[Rows from a dataset of charts and code]
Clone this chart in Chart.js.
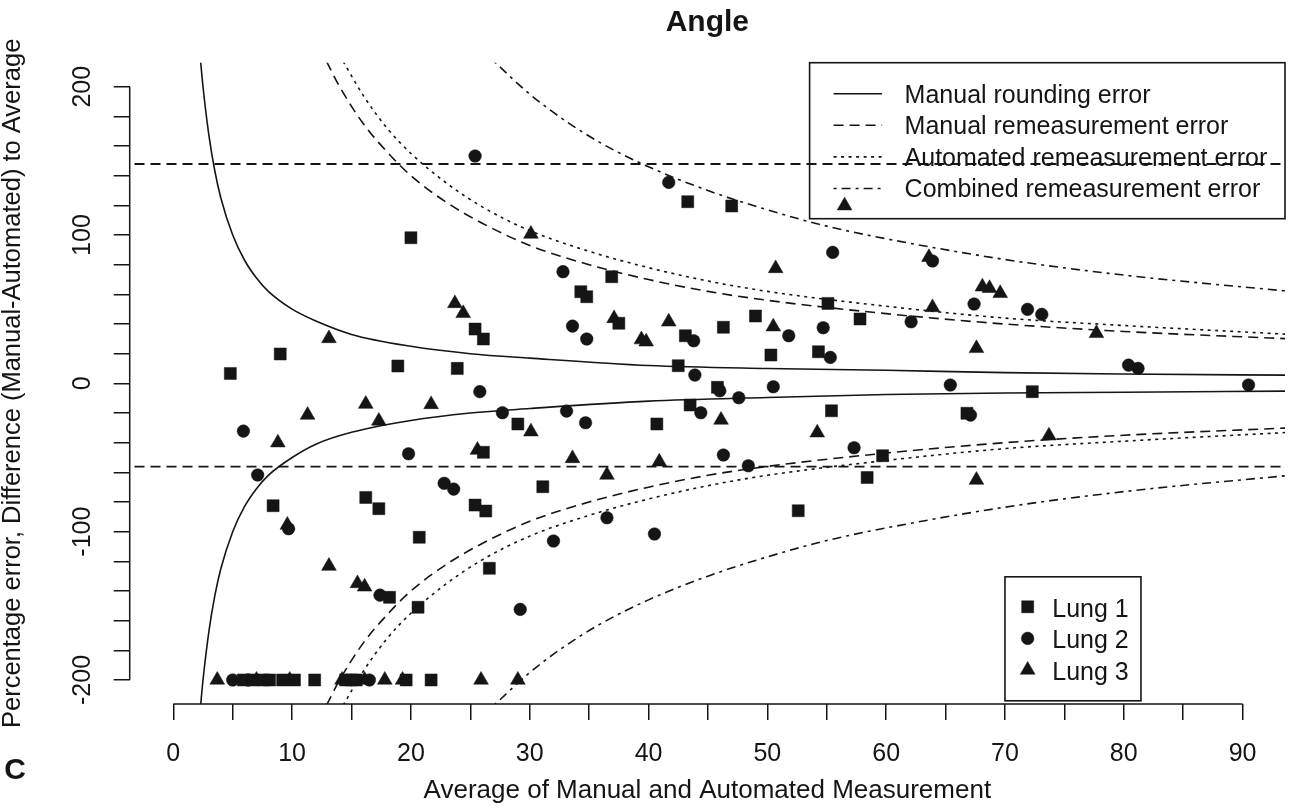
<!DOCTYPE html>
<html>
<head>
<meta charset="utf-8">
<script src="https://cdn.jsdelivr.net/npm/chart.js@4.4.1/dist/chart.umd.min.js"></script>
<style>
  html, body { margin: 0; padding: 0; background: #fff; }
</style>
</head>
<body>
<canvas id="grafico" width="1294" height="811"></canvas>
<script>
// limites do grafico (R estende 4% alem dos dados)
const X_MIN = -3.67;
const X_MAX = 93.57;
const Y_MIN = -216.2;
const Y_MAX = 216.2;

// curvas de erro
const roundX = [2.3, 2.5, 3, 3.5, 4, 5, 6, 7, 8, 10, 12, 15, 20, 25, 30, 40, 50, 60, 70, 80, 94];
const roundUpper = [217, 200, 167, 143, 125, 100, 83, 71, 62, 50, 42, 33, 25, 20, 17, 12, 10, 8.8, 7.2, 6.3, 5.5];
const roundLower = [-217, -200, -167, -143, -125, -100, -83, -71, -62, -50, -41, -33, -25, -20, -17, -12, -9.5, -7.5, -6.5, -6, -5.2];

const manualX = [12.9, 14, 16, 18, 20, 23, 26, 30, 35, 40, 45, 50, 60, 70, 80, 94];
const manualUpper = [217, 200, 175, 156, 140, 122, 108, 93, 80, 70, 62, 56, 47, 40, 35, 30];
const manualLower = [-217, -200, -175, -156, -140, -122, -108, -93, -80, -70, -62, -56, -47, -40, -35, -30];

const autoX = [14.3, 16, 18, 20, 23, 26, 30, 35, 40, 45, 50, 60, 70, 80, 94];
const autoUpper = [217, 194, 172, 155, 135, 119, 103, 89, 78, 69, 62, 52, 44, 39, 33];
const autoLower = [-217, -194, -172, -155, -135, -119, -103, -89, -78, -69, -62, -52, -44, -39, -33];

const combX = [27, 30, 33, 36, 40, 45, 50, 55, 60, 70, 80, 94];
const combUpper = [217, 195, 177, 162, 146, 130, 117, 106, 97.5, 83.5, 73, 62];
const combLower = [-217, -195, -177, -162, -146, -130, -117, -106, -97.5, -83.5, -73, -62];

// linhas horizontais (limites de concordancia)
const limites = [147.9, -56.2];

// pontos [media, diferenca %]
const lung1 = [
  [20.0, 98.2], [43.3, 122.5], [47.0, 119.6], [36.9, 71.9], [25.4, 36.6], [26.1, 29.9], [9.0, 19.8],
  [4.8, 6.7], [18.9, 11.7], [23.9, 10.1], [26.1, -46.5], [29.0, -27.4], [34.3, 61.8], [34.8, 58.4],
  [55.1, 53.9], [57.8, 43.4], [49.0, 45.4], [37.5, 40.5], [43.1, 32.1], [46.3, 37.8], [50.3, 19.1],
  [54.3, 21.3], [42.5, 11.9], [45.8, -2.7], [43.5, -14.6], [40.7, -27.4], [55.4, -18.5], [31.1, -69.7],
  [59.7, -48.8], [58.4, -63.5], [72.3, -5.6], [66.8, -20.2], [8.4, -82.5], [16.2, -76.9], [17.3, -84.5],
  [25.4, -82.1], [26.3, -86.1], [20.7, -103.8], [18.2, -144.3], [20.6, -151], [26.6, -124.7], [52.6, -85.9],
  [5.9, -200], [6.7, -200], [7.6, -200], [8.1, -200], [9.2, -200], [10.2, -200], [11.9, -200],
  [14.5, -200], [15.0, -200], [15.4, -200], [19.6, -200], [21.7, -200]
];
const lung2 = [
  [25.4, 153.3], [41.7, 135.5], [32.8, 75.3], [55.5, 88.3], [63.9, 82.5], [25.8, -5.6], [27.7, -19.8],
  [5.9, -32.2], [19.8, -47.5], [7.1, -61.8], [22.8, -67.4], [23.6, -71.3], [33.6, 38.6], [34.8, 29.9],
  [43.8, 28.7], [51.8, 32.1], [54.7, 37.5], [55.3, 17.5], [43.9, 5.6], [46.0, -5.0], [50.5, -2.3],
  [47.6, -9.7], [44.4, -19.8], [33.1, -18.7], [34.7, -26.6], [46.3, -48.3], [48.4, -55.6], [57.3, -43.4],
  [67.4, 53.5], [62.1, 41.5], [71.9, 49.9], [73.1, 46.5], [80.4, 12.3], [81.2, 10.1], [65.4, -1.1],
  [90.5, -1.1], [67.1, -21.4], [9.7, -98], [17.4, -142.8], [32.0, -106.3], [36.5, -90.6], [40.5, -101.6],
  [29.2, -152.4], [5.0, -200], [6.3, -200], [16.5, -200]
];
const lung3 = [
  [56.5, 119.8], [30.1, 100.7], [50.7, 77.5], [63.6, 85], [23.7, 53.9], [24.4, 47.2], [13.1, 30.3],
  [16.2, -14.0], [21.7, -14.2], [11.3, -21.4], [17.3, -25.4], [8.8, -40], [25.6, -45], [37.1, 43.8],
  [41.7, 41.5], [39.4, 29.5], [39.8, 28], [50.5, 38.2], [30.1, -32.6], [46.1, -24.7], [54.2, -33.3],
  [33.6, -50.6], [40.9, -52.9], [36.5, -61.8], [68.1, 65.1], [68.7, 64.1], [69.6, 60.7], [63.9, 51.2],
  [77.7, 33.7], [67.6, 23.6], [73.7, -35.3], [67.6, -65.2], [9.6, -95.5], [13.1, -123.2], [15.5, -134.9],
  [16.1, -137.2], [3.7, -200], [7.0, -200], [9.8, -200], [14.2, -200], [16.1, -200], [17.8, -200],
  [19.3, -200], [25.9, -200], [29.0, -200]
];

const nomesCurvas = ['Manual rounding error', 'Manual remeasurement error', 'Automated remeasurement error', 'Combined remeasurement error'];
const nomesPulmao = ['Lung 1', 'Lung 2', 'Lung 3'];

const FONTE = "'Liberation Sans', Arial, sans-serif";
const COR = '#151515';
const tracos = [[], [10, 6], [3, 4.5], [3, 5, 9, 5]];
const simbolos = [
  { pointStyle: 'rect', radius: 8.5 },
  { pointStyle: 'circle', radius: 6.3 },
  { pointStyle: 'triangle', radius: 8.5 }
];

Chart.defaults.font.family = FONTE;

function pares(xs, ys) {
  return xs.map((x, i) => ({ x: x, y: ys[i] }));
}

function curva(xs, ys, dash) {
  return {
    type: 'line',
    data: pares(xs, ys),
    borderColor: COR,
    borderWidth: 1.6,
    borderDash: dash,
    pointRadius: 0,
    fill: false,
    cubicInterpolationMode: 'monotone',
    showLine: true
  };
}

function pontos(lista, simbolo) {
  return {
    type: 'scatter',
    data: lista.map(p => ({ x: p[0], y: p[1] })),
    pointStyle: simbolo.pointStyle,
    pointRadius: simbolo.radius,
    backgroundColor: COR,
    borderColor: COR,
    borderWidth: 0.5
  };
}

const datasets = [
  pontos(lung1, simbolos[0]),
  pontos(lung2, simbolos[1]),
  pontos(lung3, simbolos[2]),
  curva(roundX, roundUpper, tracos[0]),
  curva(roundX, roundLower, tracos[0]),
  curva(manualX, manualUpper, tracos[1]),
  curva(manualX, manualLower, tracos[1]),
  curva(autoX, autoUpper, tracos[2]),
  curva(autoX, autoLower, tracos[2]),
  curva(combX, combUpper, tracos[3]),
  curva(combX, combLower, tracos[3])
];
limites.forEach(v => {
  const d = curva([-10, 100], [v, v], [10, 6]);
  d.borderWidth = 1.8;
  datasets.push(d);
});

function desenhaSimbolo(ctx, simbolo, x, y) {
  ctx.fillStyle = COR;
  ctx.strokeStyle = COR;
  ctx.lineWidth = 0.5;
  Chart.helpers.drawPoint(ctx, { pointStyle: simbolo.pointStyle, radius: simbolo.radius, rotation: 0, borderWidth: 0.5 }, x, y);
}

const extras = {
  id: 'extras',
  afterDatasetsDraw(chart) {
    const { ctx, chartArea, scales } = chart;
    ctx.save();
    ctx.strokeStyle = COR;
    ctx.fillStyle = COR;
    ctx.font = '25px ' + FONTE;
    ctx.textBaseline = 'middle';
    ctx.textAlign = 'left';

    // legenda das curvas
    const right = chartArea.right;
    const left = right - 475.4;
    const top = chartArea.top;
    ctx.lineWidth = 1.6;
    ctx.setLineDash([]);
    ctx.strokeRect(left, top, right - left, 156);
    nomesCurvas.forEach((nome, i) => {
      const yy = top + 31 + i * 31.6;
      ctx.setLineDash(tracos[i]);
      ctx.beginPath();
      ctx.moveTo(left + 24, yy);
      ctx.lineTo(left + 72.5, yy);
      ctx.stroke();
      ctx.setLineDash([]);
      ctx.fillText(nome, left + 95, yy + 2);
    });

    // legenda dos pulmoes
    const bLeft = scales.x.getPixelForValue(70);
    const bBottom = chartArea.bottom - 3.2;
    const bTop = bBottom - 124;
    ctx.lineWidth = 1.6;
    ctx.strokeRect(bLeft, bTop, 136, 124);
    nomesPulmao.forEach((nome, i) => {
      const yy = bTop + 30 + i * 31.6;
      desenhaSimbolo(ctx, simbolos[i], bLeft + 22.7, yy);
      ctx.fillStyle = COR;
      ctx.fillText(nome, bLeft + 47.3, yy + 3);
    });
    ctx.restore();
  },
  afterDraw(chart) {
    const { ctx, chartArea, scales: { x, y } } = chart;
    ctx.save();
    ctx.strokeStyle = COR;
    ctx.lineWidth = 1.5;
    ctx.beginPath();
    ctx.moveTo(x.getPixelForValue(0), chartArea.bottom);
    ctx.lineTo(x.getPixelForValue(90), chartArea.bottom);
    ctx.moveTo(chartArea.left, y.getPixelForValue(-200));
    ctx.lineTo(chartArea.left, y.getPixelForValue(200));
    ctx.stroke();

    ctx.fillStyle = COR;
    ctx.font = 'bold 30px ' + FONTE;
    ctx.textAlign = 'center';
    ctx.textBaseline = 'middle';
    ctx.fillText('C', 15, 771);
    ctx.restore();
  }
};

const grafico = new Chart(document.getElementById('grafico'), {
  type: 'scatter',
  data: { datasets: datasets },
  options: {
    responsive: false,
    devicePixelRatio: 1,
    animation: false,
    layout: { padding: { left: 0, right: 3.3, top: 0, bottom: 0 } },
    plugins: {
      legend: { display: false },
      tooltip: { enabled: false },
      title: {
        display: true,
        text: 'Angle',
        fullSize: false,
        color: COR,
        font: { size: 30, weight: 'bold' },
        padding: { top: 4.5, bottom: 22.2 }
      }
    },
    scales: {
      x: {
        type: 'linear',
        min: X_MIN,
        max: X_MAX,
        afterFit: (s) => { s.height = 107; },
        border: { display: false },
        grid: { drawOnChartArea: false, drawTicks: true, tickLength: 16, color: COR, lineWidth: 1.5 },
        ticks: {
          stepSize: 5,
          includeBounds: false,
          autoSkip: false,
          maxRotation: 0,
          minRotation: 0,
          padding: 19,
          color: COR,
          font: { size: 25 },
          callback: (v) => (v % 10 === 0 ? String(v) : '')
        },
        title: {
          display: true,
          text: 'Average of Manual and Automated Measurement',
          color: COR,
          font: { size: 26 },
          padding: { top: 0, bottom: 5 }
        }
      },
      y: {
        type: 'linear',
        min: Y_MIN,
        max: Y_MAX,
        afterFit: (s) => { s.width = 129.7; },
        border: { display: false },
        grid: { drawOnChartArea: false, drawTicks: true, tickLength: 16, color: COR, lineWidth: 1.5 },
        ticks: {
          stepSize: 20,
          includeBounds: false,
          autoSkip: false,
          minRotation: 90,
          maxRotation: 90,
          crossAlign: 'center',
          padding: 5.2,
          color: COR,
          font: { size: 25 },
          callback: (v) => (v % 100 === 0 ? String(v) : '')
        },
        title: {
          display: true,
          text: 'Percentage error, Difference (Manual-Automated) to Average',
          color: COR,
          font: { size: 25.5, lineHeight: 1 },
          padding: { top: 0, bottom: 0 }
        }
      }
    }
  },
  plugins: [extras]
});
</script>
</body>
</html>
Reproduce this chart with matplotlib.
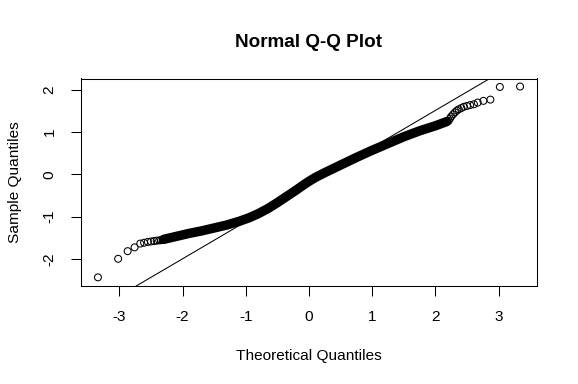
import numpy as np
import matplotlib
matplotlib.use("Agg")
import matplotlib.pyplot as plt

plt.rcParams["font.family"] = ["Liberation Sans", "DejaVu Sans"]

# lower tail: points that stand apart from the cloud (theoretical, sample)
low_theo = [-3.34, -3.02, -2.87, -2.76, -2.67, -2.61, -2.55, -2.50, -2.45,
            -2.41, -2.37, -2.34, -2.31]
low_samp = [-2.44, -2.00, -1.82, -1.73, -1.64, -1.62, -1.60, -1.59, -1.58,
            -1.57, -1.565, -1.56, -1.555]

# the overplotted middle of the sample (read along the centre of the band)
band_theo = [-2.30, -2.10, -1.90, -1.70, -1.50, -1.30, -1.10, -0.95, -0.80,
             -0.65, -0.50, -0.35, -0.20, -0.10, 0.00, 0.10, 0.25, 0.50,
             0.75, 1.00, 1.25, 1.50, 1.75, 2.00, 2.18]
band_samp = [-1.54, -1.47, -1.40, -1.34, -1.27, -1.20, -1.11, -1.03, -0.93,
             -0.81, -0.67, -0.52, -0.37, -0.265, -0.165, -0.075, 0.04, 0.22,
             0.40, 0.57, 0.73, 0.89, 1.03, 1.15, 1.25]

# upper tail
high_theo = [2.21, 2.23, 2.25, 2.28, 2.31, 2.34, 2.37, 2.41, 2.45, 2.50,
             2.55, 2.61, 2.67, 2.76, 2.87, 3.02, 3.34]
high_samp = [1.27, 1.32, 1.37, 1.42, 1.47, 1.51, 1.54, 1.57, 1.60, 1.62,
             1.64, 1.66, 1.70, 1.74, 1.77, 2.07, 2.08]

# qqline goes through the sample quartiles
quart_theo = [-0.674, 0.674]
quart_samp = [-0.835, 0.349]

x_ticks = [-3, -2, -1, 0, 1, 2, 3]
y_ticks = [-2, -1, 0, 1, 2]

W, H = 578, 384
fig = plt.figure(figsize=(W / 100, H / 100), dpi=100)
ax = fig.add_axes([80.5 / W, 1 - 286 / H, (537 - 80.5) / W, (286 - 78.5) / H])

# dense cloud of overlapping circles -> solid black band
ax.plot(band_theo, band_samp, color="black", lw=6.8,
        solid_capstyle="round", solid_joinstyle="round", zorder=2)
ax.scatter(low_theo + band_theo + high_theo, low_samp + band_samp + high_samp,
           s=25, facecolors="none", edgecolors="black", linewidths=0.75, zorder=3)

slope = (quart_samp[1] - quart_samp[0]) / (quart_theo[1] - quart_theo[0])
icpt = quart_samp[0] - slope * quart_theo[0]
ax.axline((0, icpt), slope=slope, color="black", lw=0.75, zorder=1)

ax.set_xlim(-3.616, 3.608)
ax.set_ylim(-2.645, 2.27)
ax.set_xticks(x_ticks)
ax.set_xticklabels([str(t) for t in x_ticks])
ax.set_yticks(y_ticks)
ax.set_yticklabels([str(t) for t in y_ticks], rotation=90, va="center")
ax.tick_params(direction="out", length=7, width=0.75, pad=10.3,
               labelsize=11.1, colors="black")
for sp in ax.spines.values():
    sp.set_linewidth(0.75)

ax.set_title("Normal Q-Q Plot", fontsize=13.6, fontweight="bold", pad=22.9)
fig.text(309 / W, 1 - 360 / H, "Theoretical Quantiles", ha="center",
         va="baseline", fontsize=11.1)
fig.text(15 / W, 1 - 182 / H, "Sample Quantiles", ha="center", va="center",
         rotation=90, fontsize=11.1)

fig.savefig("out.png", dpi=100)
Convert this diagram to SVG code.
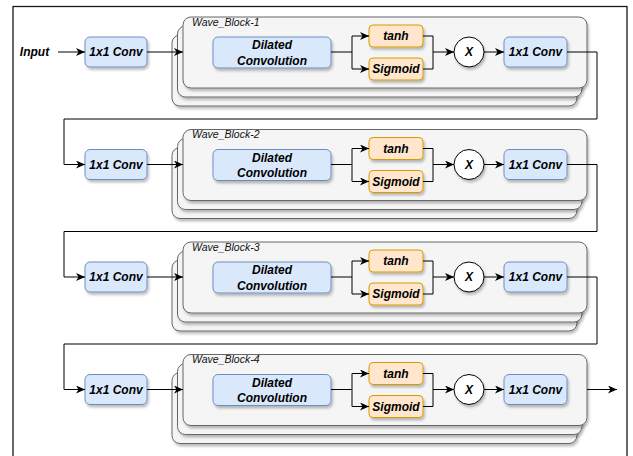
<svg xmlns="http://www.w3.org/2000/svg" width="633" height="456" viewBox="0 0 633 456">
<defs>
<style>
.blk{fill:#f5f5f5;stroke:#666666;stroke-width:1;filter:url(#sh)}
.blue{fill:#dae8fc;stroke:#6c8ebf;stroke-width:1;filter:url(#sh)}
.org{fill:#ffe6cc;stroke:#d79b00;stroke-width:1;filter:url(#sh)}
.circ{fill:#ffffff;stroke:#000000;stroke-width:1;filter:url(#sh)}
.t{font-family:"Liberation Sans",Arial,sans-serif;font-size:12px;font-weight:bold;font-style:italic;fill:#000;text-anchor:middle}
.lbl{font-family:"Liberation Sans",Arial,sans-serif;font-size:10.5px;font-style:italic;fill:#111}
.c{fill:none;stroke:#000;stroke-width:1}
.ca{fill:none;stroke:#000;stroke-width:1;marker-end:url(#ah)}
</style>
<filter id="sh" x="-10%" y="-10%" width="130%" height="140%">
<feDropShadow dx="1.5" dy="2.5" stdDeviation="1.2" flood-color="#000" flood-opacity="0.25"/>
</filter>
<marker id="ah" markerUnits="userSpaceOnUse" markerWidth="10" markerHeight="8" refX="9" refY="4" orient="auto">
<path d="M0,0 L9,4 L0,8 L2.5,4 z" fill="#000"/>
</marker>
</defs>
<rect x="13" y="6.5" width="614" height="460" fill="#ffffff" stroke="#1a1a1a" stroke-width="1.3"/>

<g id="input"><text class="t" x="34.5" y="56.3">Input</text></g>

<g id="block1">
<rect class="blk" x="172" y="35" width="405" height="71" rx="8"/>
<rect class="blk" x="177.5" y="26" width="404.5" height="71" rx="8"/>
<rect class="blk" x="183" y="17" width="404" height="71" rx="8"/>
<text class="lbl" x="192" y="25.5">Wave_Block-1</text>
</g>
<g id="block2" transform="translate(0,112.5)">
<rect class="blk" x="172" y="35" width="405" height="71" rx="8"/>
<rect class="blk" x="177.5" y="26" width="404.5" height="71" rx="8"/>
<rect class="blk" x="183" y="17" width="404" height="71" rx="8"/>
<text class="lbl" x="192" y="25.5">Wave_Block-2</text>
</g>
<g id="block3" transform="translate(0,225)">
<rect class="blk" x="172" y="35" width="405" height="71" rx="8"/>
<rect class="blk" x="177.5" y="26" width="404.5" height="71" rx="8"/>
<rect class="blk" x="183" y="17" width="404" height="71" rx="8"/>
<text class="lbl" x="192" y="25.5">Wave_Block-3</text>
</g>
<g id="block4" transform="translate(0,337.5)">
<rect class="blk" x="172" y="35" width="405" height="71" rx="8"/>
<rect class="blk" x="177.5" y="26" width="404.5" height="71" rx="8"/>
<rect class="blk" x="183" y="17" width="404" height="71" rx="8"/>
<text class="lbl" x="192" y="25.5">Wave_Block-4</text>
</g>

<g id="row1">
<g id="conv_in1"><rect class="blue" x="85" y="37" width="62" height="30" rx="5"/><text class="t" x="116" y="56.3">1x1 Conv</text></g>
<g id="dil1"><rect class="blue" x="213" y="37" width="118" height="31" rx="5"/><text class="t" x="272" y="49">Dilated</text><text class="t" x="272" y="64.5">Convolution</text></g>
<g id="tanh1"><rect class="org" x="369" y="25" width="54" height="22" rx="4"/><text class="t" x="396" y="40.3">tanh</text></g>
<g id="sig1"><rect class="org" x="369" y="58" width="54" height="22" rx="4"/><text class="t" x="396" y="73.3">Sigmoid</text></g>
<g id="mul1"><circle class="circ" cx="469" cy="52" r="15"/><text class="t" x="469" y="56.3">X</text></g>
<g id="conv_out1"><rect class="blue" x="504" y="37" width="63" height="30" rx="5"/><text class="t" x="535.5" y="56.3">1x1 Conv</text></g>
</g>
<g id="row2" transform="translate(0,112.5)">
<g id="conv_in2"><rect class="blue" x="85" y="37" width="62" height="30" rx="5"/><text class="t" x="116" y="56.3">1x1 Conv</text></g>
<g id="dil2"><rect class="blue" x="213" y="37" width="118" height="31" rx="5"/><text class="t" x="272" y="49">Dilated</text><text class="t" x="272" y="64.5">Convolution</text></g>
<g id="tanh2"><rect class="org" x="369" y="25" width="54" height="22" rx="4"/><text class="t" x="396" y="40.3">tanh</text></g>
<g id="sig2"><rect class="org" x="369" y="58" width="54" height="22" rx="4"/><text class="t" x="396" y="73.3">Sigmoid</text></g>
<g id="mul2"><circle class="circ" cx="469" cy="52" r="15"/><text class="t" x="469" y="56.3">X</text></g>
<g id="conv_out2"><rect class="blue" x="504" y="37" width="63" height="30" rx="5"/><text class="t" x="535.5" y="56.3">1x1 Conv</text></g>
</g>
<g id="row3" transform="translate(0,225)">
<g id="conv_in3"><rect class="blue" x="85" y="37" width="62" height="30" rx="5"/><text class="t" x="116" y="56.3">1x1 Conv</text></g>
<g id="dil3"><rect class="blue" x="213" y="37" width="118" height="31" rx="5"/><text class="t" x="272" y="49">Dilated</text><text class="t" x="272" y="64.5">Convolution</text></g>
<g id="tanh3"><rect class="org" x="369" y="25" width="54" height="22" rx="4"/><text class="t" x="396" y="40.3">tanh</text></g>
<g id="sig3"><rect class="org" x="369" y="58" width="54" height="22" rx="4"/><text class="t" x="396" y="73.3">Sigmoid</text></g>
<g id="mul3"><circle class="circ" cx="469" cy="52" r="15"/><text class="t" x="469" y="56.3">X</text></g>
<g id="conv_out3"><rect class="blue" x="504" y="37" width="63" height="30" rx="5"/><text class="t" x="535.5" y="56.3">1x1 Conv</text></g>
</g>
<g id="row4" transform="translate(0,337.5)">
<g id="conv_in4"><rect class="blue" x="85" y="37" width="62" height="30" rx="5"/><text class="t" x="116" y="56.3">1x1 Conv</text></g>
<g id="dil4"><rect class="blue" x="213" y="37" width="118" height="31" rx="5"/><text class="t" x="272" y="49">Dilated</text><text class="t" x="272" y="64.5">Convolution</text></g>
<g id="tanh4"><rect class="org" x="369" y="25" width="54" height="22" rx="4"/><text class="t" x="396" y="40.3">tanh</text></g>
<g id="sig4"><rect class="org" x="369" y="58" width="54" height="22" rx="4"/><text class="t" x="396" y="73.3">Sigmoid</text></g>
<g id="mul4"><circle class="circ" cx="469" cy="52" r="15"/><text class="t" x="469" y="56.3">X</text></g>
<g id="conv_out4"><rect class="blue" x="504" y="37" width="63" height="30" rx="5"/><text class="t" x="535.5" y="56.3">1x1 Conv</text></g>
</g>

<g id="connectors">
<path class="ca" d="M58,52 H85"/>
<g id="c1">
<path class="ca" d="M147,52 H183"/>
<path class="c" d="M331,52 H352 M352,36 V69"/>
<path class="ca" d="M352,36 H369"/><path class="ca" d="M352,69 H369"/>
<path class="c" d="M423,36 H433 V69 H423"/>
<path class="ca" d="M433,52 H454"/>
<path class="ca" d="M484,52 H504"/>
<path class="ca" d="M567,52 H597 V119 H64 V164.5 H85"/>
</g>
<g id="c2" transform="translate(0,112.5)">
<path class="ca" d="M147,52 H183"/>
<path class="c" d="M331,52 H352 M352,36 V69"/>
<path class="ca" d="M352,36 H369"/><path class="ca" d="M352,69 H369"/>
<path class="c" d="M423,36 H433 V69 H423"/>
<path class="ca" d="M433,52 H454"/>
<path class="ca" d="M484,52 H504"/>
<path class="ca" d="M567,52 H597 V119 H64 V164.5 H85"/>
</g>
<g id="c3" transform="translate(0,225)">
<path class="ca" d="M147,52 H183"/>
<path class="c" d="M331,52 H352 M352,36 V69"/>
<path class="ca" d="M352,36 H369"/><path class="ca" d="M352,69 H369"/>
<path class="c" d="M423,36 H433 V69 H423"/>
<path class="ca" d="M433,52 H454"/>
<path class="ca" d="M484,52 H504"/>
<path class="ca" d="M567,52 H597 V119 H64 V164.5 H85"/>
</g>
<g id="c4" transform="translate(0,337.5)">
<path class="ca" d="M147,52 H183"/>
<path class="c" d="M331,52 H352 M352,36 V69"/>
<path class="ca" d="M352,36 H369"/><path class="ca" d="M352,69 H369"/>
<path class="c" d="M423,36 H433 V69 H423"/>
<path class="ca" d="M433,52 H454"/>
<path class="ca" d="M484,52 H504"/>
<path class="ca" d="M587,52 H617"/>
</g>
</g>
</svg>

> [Task details]:
Go back to the entries above and restate word for word every line from the first through the one that contains "const Y_MAX = 216.2;", leaving the pictures behind.

> [Solution to this task]:
Clone this chart in Chart.js.
<!DOCTYPE html>
<html>
<head>
<meta charset="utf-8">
<script src="https://cdn.jsdelivr.net/npm/chart.js@4.4.1/dist/chart.umd.min.js"></script>
<style>
  html, body { margin: 0; padding: 0; background: #fff; }
</style>
</head>
<body>
<canvas id="grafico" width="1294" height="811"></canvas>
<script>
// limites do grafico (R estende 4% alem dos dados)
const X_MIN = -3.67;
const X_MAX = 93.57;
const Y_MIN = -216.2;
const Y_MAX = 216.2;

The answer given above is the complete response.